Quote from: Oexmelin on March 20, 2010, 07:28:58 PM
or rather, if there is not moral purpose, what's the point from which you judge such a stance is "good" ?
You judge it empirically, by the number of people who have complained about having other people's choices imposed on them.

Sheilbh

Quote from: Admiral Yi on March 20, 2010, 07:35:31 PM
You judge it empirically, by the number of people who have complained about having other people's choices imposed on them.
That happens in a liberal society as well - that's arguably in the nature of democracy.  Thatcher's privatisations didn't happen by universal acclaim, they happened because one party won and so they were able to enact law.
Let's bomb Russia!

Grallon

#17
Quote from: Sheilbh on March 20, 2010, 07:30:51 PM
...

But I'd argue that we've lost any communal story in our society, it's just become individual gratification.  A world of wankers.

...


Somebody termed it 'replacing "le gouvernement des hommes par l'administration des choses" - (the government of people by the management of things/merchandises)'.  I think it was Max Weber - I can't recall. 

That is where we're at now; everything and everyone is a commodity tradable on a virtual markeplace.  <_<




G.
"Clearly, a civilization that feels guilty for everything it is and does will lack the energy and conviction to defend itself."

~Jean-François Revel

Oexmelin

Quote from: Sheilbh on March 20, 2010, 07:30:51 PM
No I think it's obvious and not terribly relevant when discussing social democracy that it opposes individual freedom of choice in the sense that it is opposed to liberalism,

That's a partial reading of the origins of liberalism, which has been historically quite concerned about fashioning society - indeed, creating the concept to oppose the State; the irony is that it created a State so strong as to render both invisible and indispensable. The very emergence of the concept of society, among liberals, needed to be thought of in moral terms (see Smith's Theory of Moral Sentiments), but in moral terms that placed the individuals in relation to other individuals (rather then in relation to corps, casts, families). Now we've come to this perversion of celebrating the dissolution of relationships other than legal - and many leftists who clamour always for codes, rules and regulations are participating in the dissolution...
Que le grand cric me croque !

Oexmelin

Quote from: Admiral Yi on March 20, 2010, 07:35:31 PM
Quote from: Oexmelin on March 20, 2010, 07:28:58 PM
or rather, if there is not moral purpose, what's the point from which you judge such a stance is "good" ?
You judge it empirically, by the number of people who have complained about having other people's choices imposed on them.
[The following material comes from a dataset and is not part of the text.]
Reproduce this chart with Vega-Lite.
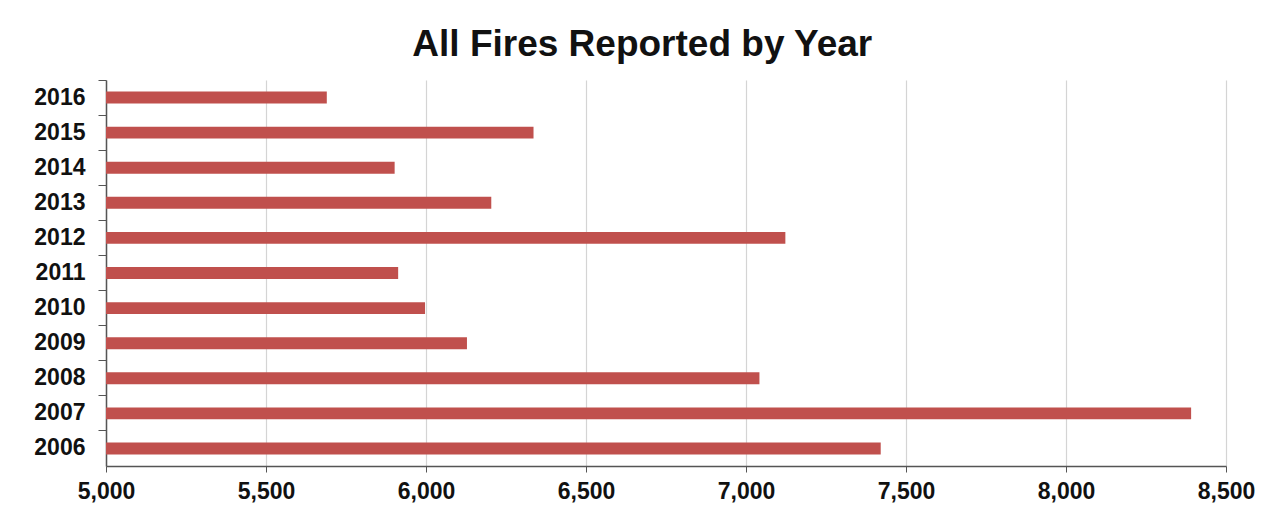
{
  "$schema": "https://vega.github.io/schema/vega-lite/v6.json",
  "autosize": {"type": "none"},
  "width": 1120,
  "height": 386,
  "padding": {"left": 106, "top": 80, "right": 54, "bottom": 46},
  "background": "white",
  "title": {
    "text": "All Fires Reported by Year",
    "font": "Liberation Sans",
    "fontSize": 37,
    "fontWeight": "bold",
    "color": "#111111",
    "anchor": "middle",
    "frame": "bounds",
    "baseline": "alphabetic",
    "offset": 22,
    "dx": -2,
    "dy": 35
  },
  "data": {
    "values": [
      {"year": "2016", "fires": 5690},
      {"year": "2015", "fires": 6336},
      {"year": "2014", "fires": 5902},
      {"year": "2013", "fires": 6204},
      {"year": "2012", "fires": 7123},
      {"year": "2011", "fires": 5913},
      {"year": "2010", "fires": 5997},
      {"year": "2009", "fires": 6128},
      {"year": "2008", "fires": 7042},
      {"year": "2007", "fires": 8391},
      {"year": "2006", "fires": 7421}
    ]
  },
  "mark": {"type": "bar", "color": "#c0504d", "height": {"band": 0.34}},
  "encoding": {
    "y": {
      "field": "year",
      "type": "nominal",
      "sort": ["2016","2015","2014","2013","2012","2011","2010","2009","2008","2007","2006"],
      "scale": {"paddingInner": 0, "paddingOuter": 0},
      "axis": {
        "title": null,
        "bandPosition": 0,
        "labelFont": "Liberation Sans",
        "labelFontSize": 23,
        "labelFontWeight": "bold",
        "labelColor": "#111111",
        "labelPadding": 13,
        "tickSize": 8,
        "tickColor": "#555555",
        "domainColor": "#555555",
        "domainWidth": 1.5,
        "grid": false
      }
    },
    "x": {
      "field": "fires",
      "type": "quantitative",
      "scale": {"domain": [5000, 8500], "zero": false, "nice": false},
      "axis": {
        "title": null,
        "values": [5000, 5500, 6000, 6500, 7000, 7500, 8000, 8500],
        "format": ",.0f",
        "labelFlush": false,
        "labelFont": "Liberation Sans",
        "labelFontSize": 23,
        "labelFontWeight": "bold",
        "labelColor": "#111111",
        "labelPadding": 8,
        "tickSize": 6,
        "tickColor": "#555555",
        "domainColor": "#555555",
        "domainWidth": 1.5,
        "grid": true,
        "gridColor": "#d4d4d4",
        "gridWidth": 1.2
      }
    },
    "x2": {"datum": 5000}
  },
  "config": {"view": {"stroke": null}}
}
Therefore, there are no notions of justice, good or bad, other than what polls proclaim ?
Que le grand cric me croque !

Admiral Yi

Quote from: Sheilbh on March 20, 2010, 07:38:28 PM
That happens in a liberal society as well - that's arguably in the nature of democracy.  Thatcher's privatisations didn't happen by universal acclaim, they happened because one party won and so they were able to enact law.
Certainly.  It's impossible to avoid disagreements about the disposition of jointly held assets or jointly conducted activities.  What is possible though is to stop the spread of group decision making into more personal aspects of life.

Admiral Yi

Quote from: Oexmelin on March 20, 2010, 07:44:34 PM
Therefore, there are no notions of justice, good or bad, other than what polls proclaim ?
There are many notions of justice and good or bad.  I don't get your point.

Oexmelin

My point is this: you are faced with a contradiction.

If there is no moral content to a society, then why is favoring the individual to the detriment of any other political construction "a good thing" ? For it to be "a good thing", you need to have a society which is structured around providing and allowing things which are deemed good; or else "liberalism" becomes solely a preference - the preferences so loved by economists - which does not or should not provide any guideline for any sort of policy.

In other words, you are discrediting morals in government based on a moral position; that a government structured around individualism is a good thing.
Que le grand cric me croque !

Sheilbh

Quote from: Admiral Yi on March 20, 2010, 07:44:58 PM
Certainly.  It's impossible to avoid disagreements about the disposition of jointly held assets or jointly conducted activities.  What is possible though is to stop the spread of group decision making into more personal aspects of life.
What do you mean?

From my perspective privatisation was about the disposition of 'jointly held assets' but it was also a group trying to make a point against another group (the government going out of their way to break the unions and deliberately provoking a fight) and it did affect the most personal aspects of people's lives and their communities lives.  Communities fell apart, 40-something men lost jobs that still haven't been replaced and so on.  Where is that on the line from 'jointly held assets' and the 'personal aspects of life'?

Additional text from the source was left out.